Ask “when should I fly to avoid delays?” and you’ll get two different answers tangled together: what day of the week, and what time of day. They’re not equally important. The time of day you depart is by far the stronger lever, and it’s the one most travelers ignore. The day of the week matters too, but less than people think — and a single bad-weather day will erase any day-of-week edge entirely. Here’s how to reason about both, in the right order.
Time of day is the lever that actually moves the needle
The single most reliable thing you can do is fly early. The first departures of the morning leave on aircraft that overnighted at the airport, so they start the day on time — there’s no late inbound flight for them to inherit. As the day goes on, each aircraft flies leg after leg, and every small delay gets passed forward to the next flight in the chain. By late afternoon, a plane that’s already an hour behind is an hour behind for every remaining departure it makes.
That compounding is why on-time performance degrades steadily from morning to night. We won’t re-derive the full mechanism here — the morning-flights guide walks through exactly why early departures win and how much the curve bends through the day. The short version: if you remember one rule, make it fly as early as you reasonably can.
The pattern shows up in the public data
The late-afternoon and evening danger zone
If mornings are the safe window, the back half of the day is where risk concentrates. By mid-afternoon the system is carrying all the slack it’s going to lose, crews are bumping up against duty limits, and there’s less room in the schedule to absorb the next problem. The riskiest slot of all is the last bank — the final wave of departures of the night. That flight inherits the entire day’s accumulated delay, and it has the least recovery room of anything on the board.
The last bank carries a second, nastier risk: if it cancels, there’s nothing left to rebook you onto until tomorrow. A 7 a.m. cancellation gives the airline a full day of later flights to recover you. A cancellation on the last departure strands you overnight. That asymmetry — not just the higher delay odds — is why the last flight of the day is the single worst slot for anyone who needs to actually arrive.
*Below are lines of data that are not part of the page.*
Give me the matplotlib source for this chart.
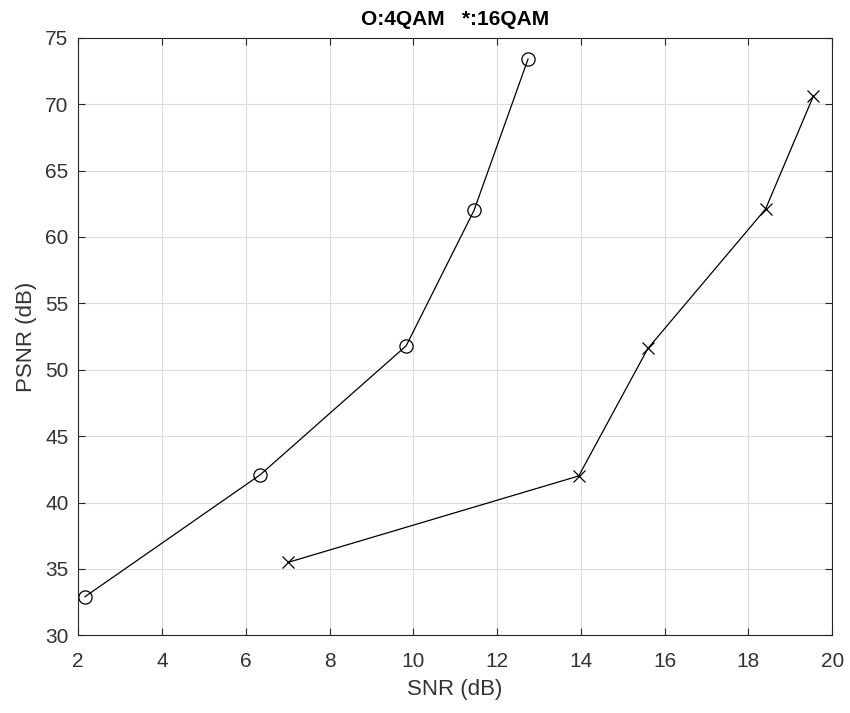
import numpy as np
import matplotlib
matplotlib.use('Agg')
import matplotlib.pyplot as plt
matplotlib.rcParams.update({'font.family': ['Liberation Sans', 'DejaVu Sans']})

# 4QAM (circles)
snr_4qam = [2.16, 6.35, 9.83, 11.45, 12.74]
psnr_4qam = [32.9, 42.1, 51.8, 62.0, 73.4]
# 16QAM (crosses)
snr_16qam = [7.02, 13.95, 15.6, 18.41, 19.55]
psnr_16qam = [35.5, 42.0, 51.6, 62.1, 70.6]

xticks = np.arange(2, 21, 2)
yticks = np.arange(30, 76, 5)

fig = plt.figure(figsize=(8.5, 7.13), dpi=100)
ax = fig.add_axes([0.092, 0.109, 0.887, 0.838])

ax.plot(snr_4qam, psnr_4qam, 'k-o', mfc='none', ms=9.5, lw=0.9, mew=0.9)
ax.plot(snr_16qam, psnr_16qam, 'k-x', ms=8.5, lw=0.9, mew=0.9)

ax.set_xlim(2, 20)
ax.set_ylim(30, 75)
ax.set_xticks(xticks)
ax.set_yticks(yticks)
ax.grid(True, color='#dcdcdc', lw=0.8)
ax.set_axisbelow(True)
ax.tick_params(direction='in', top=True, right=True, length=5, labelsize=15,
               colors='#262626', labelcolor='#333333')
ax.tick_params(axis='x', pad=12)
ax.tick_params(axis='y', pad=7)
for s in ax.spines.values():
    s.set_color('#262626')
    s.set_linewidth(0.8)

ax.set_xlabel('SNR (dB)', fontsize=16, color='#333333', labelpad=6)
ax.set_ylabel('PSNR (dB)', fontsize=16, color='#333333', labelpad=6)
ax.set_title('O:4QAM   *:16QAM', fontsize=15, fontweight='bold', pad=9)

fig.savefig('out.png', dpi=100)
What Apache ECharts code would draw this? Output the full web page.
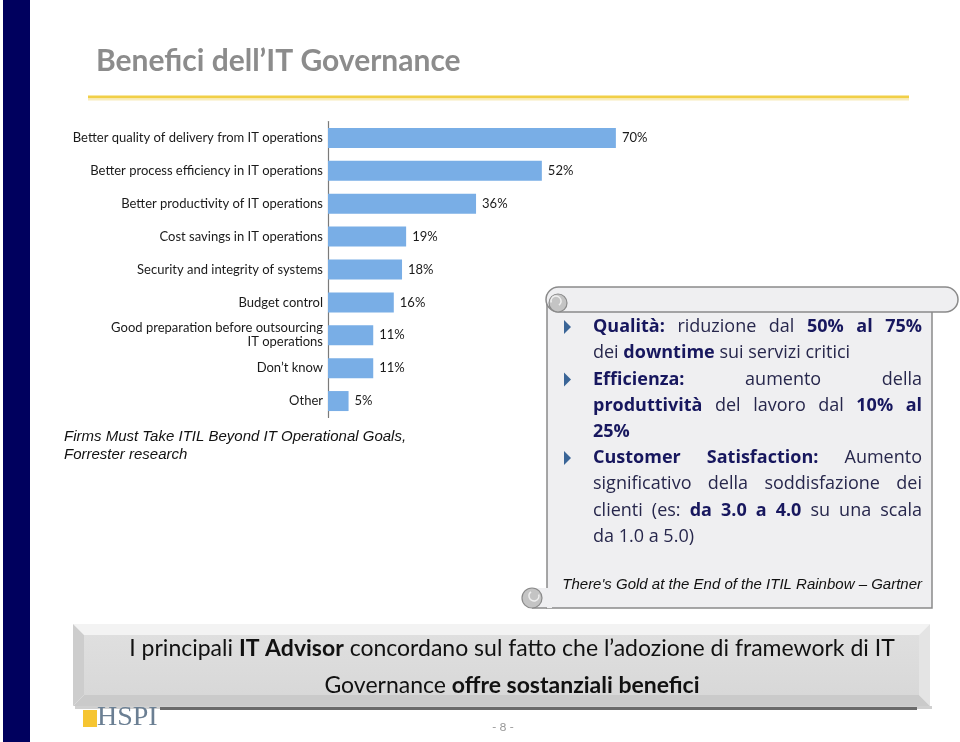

Avoid the last bank when it matters
The summer thunderstorm angle
Time of day interacts with weather in a way that compounds the morning advantage. On hot days, afternoon convective storms — the towering thunderstorms that pop up over and around major hubs — tend to build as the ground heats up. A morning flight is often gone before the worst of that develops, while an afternoon departure can sit on the ground waiting for a cell to clear the departure path. So in summer, “fly early” isn’t only about the delay chain; it’s also about beating the day’s convection. For the seasonal version of this, see the best time of year to avoid weather delays, and what causes flight delays for how weather ranks against the other causes.
Day of week: real, but smaller and route-specific
Day of week does carry a signal, just a quieter one. The peak business-travel days and the busiest leisure days run fuller, with less spare capacity to absorb a problem, so they tend to recover more slowly when something breaks. The day right after a system-wide meltdown can be rough too, as airlines work through a backlog of stranded passengers and out-of-position aircraft. Mid-week is generally calmer than the busiest peaks.
Be honest about the size of this effect, though. The day-of-week pattern is weaker and far more route-specific than the time-of-day pattern. A leisure route to a beach destination peaks on completely different days than a Monday-morning business shuttle. And none of it survives bad weather: a thunderstorm line or a winter storm will swamp any day-of-week tendency completely. So treat day of week as a tiebreaker, not a strategy. When you’re comparing real options for a specific route, the on-time performance guide shows how to read the numbers without over-trusting a small day-to-day difference.
Holiday peaks and the slack problem
The same logic that makes the busiest weekdays riskier applies, in concentrated form, to holiday travel. Flying on the absolute peak days — the day before Thanksgiving, the Sunday after a long weekend, the heaviest summer Fridays — means the whole system is running with the thinnest possible slack. There’s no spare aircraft, no spare seat, and no spare time, so when anything breaks the recovery is slow and the rebooking options are scarce. Shifting your trip by a single day, off the peak, often buys back a meaningful cushion. It won’t change the weather, but it gives the system — and you — more room to recover.
Putting it in priority order
If reliability is what you care about, here’s the order to optimize in. Each step matters more than the one below it:
- Fly early in the day. This is the biggest lever by a wide margin. Take the first or second departure if your schedule allows.
- Avoid the last bank. Don’t book the final flight of the night unless you can afford to be stranded until tomorrow.
- Avoid the worst weather window. Skip the afternoon convection in summer and the peak storm season for your route — see the seasonal guide.
- Lean mid-week and off-peak. When everything else is equal, the calmer day is a free tiebreaker.
The headline is simple: time of day beats day of week. Pick the early departure and steer clear of the last bank, and you’ve done most of the work. To turn this into a real booking, put two specific flights head to head with how to pick a reliable flight, check the carriers and hubs you’ll touch on the most reliable US airlines and airports pages, and lean toward a nonstop when you can — fewer legs means fewer chances for the day’s delays to catch you. The underlying numbers all trace back to the US DOT Bureau of Transportation Statistics and the Air Travel Consumer Report.